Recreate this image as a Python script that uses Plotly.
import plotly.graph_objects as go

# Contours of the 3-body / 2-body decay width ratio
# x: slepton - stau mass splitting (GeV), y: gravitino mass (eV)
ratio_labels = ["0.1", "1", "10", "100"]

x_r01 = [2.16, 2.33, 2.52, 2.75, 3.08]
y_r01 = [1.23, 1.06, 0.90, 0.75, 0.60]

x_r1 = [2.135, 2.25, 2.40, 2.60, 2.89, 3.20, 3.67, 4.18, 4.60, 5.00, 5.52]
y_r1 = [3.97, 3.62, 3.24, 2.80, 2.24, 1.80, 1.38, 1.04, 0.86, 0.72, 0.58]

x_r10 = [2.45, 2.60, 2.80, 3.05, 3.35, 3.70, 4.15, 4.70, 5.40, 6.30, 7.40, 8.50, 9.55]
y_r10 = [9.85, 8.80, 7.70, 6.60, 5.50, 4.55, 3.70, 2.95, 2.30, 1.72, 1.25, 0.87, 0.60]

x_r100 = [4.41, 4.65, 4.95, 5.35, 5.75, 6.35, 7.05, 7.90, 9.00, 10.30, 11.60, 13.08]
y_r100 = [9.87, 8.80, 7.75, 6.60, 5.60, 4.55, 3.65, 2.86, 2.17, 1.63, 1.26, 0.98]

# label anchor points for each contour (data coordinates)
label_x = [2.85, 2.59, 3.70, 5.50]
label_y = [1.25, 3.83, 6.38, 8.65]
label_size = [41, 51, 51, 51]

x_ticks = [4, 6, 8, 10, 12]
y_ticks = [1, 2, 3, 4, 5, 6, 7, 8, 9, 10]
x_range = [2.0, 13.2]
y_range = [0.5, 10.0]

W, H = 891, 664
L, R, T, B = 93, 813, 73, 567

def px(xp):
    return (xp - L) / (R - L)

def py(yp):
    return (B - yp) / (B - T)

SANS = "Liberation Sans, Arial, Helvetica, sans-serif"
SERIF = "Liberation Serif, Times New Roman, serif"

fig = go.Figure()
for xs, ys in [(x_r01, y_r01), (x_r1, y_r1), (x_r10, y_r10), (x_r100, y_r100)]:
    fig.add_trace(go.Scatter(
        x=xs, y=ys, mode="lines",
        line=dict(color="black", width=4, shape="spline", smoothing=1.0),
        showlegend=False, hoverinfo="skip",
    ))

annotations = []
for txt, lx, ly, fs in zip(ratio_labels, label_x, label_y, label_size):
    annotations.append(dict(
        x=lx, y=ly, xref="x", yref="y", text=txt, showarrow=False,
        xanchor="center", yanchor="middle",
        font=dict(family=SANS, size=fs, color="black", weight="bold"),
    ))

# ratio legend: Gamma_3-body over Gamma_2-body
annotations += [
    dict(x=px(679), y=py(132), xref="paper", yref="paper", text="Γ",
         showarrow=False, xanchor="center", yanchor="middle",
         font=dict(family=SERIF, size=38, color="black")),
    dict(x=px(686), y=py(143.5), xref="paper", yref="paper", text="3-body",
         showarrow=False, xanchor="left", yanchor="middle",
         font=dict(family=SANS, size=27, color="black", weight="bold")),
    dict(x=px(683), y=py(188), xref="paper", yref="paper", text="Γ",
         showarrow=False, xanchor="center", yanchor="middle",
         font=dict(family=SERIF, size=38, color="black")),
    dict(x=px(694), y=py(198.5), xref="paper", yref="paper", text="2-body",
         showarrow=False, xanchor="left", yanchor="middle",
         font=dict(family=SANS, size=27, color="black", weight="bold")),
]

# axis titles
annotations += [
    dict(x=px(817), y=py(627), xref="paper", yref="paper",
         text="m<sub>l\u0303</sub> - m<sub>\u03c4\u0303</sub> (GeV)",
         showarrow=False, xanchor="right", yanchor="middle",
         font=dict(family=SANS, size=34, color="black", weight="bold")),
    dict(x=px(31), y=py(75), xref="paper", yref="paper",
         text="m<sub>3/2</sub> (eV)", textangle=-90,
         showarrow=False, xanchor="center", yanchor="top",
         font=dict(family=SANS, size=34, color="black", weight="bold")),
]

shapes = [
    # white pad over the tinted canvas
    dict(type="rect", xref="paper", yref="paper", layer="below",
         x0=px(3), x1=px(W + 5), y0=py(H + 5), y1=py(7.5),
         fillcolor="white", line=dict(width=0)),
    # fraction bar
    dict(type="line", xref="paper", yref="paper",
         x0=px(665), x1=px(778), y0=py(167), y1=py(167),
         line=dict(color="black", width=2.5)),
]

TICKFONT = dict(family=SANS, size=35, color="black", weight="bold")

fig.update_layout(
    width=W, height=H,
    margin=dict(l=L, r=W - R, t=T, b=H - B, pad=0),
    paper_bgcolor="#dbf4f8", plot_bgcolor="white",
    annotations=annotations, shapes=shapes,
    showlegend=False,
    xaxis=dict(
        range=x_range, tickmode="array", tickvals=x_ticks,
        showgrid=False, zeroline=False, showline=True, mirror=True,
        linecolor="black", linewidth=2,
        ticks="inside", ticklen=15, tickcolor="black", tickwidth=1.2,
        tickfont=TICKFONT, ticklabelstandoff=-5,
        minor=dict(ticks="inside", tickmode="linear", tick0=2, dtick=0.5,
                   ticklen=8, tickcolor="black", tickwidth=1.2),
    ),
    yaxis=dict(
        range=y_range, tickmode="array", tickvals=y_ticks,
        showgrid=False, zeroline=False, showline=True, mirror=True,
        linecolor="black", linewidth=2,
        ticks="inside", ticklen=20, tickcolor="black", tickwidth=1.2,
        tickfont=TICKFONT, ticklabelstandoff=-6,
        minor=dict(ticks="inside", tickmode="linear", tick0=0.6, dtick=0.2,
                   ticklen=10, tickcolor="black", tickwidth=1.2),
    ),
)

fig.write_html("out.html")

**Task objective**
All of the data above should be transcribed exactly.

**Complete answer**
Recreate this image as a Python script that uses Plotly.
import plotly.graph_objects as go

# Contours of the 3-body / 2-body decay width ratio
# x: slepton - stau mass splitting (GeV), y: gravitino mass (eV)
ratio_labels = ["0.1", "1", "10", "100"]

x_r01 = [2.16, 2.33, 2.52, 2.75, 3.08]
y_r01 = [1.23, 1.06, 0.90, 0.75, 0.60]

x_r1 = [2.135, 2.25, 2.40, 2.60, 2.89, 3.20, 3.67, 4.18, 4.60, 5.00, 5.52]
y_r1 = [3.97, 3.62, 3.24, 2.80, 2.24, 1.80, 1.38, 1.04, 0.86, 0.72, 0.58]

x_r10 = [2.45, 2.60, 2.80, 3.05, 3.35, 3.70, 4.15, 4.70, 5.40, 6.30, 7.40, 8.50, 9.55]
y_r10 = [9.85, 8.80, 7.70, 6.60, 5.50, 4.55, 3.70, 2.95, 2.30, 1.72, 1.25, 0.87, 0.60]

x_r100 = [4.41, 4.65, 4.95, 5.35, 5.75, 6.35, 7.05, 7.90, 9.00, 10.30, 11.60, 13.08]
y_r100 = [9.87, 8.80, 7.75, 6.60, 5.60, 4.55, 3.65, 2.86, 2.17, 1.63, 1.26, 0.98]

# label anchor points for each contour (data coordinates)
label_x = [2.85, 2.59, 3.70, 5.50]
label_y = [1.25, 3.83, 6.38, 8.65]
label_size = [41, 51, 51, 51]

x_ticks = [4, 6, 8, 10, 12]
y_ticks = [1, 2, 3, 4, 5, 6, 7, 8, 9, 10]
x_range = [2.0, 13.2]
y_range = [0.5, 10.0]

W, H = 891, 664
L, R, T, B = 93, 813, 73, 567

def px(xp):
    return (xp - L) / (R - L)

def py(yp):
    return (B - yp) / (B - T)

SANS = "Liberation Sans, Arial, Helvetica, sans-serif"
SERIF = "Liberation Serif, Times New Roman, serif"

fig = go.Figure()
for xs, ys in [(x_r01, y_r01), (x_r1, y_r1), (x_r10, y_r10), (x_r100, y_r100)]:
    fig.add_trace(go.Scatter(
        x=xs, y=ys, mode="lines",
        line=dict(color="black", width=4, shape="spline", smoothing=1.0),
        showlegend=False, hoverinfo="skip",
    ))

annotations = []
for txt, lx, ly, fs in zip(ratio_labels, label_x, label_y, label_size):
    annotations.append(dict(
        x=lx, y=ly, xref="x", yref="y", text=txt, showarrow=False,
        xanchor="center", yanchor="middle",
        font=dict(family=SANS, size=fs, color="black", weight="bold"),
    ))

# ratio legend: Gamma_3-body over Gamma_2-body
annotations += [
    dict(x=px(679), y=py(132), xref="paper", yref="paper", text="Γ",
         showarrow=False, xanchor="center", yanchor="middle",
         font=dict(family=SERIF, size=38, color="black")),
    dict(x=px(686), y=py(143.5), xref="paper", yref="paper", text="3-body",
         showarrow=False, xanchor="left", yanchor="middle",
         font=dict(family=SANS, size=27, color="black", weight="bold")),
    dict(x=px(683), y=py(188), xref="paper", yref="paper", text="Γ",
         showarrow=False, xanchor="center", yanchor="middle",
         font=dict(family=SERIF, size=38, color="black")),
    dict(x=px(694), y=py(198.5), xref="paper", yref="paper", text="2-body",
         showarrow=False, xanchor="left", yanchor="middle",
         font=dict(family=SANS, size=27, color="black", weight="bold")),
]

# axis titles
annotations += [
    dict(x=px(817), y=py(627), xref="paper", yref="paper",
         text="m<sub>l\u0303</sub> - m<sub>\u03c4\u0303</sub> (GeV)",
         showarrow=False, xanchor="right", yanchor="middle",
         font=dict(family=SANS, size=34, color="black", weight="bold")),
    dict(x=px(31), y=py(75), xref="paper", yref="paper",
         text="m<sub>3/2</sub> (eV)", textangle=-90,
         showarrow=False, xanchor="center", yanchor="top",
         font=dict(family=SANS, size=34, color="black", weight="bold")),
]

shapes = [
    # white pad over the tinted canvas
    dict(type="rect", xref="paper", yref="paper", layer="below",
         x0=px(3), x1=px(W + 5), y0=py(H + 5), y1=py(7.5),
         fillcolor="white", line=dict(width=0)),
    # fraction bar
    dict(type="line", xref="paper", yref="paper",
         x0=px(665), x1=px(778), y0=py(167), y1=py(167),
         line=dict(color="black", width=2.5)),
]

TICKFONT = dict(family=SANS, size=35, color="black", weight="bold")

fig.update_layout(
    width=W, height=H,
    margin=dict(l=L, r=W - R, t=T, b=H - B, pad=0),
    paper_bgcolor="#dbf4f8", plot_bgcolor="white",
    annotations=annotations, shapes=shapes,
    showlegend=False,
    xaxis=dict(
        range=x_range, tickmode="array", tickvals=x_ticks,
        showgrid=False, zeroline=False, showline=True, mirror=True,
        linecolor="black", linewidth=2,
        ticks="inside", ticklen=15, tickcolor="black", tickwidth=1.2,
        tickfont=TICKFONT, ticklabelstandoff=-5,
        minor=dict(ticks="inside", tickmode="linear", tick0=2, dtick=0.5,
                   ticklen=8, tickcolor="black", tickwidth=1.2),
    ),
    yaxis=dict(
        range=y_range, tickmode="array", tickvals=y_ticks,
        showgrid=False, zeroline=False, showline=True, mirror=True,
        linecolor="black", linewidth=2,
        ticks="inside", ticklen=20, tickcolor="black", tickwidth=1.2,
        tickfont=TICKFONT, ticklabelstandoff=-6,
        minor=dict(ticks="inside", tickmode="linear", tick0=0.6, dtick=0.2,
                   ticklen=10, tickcolor="black", tickwidth=1.2),
    ),
)

fig.write_html("out.html")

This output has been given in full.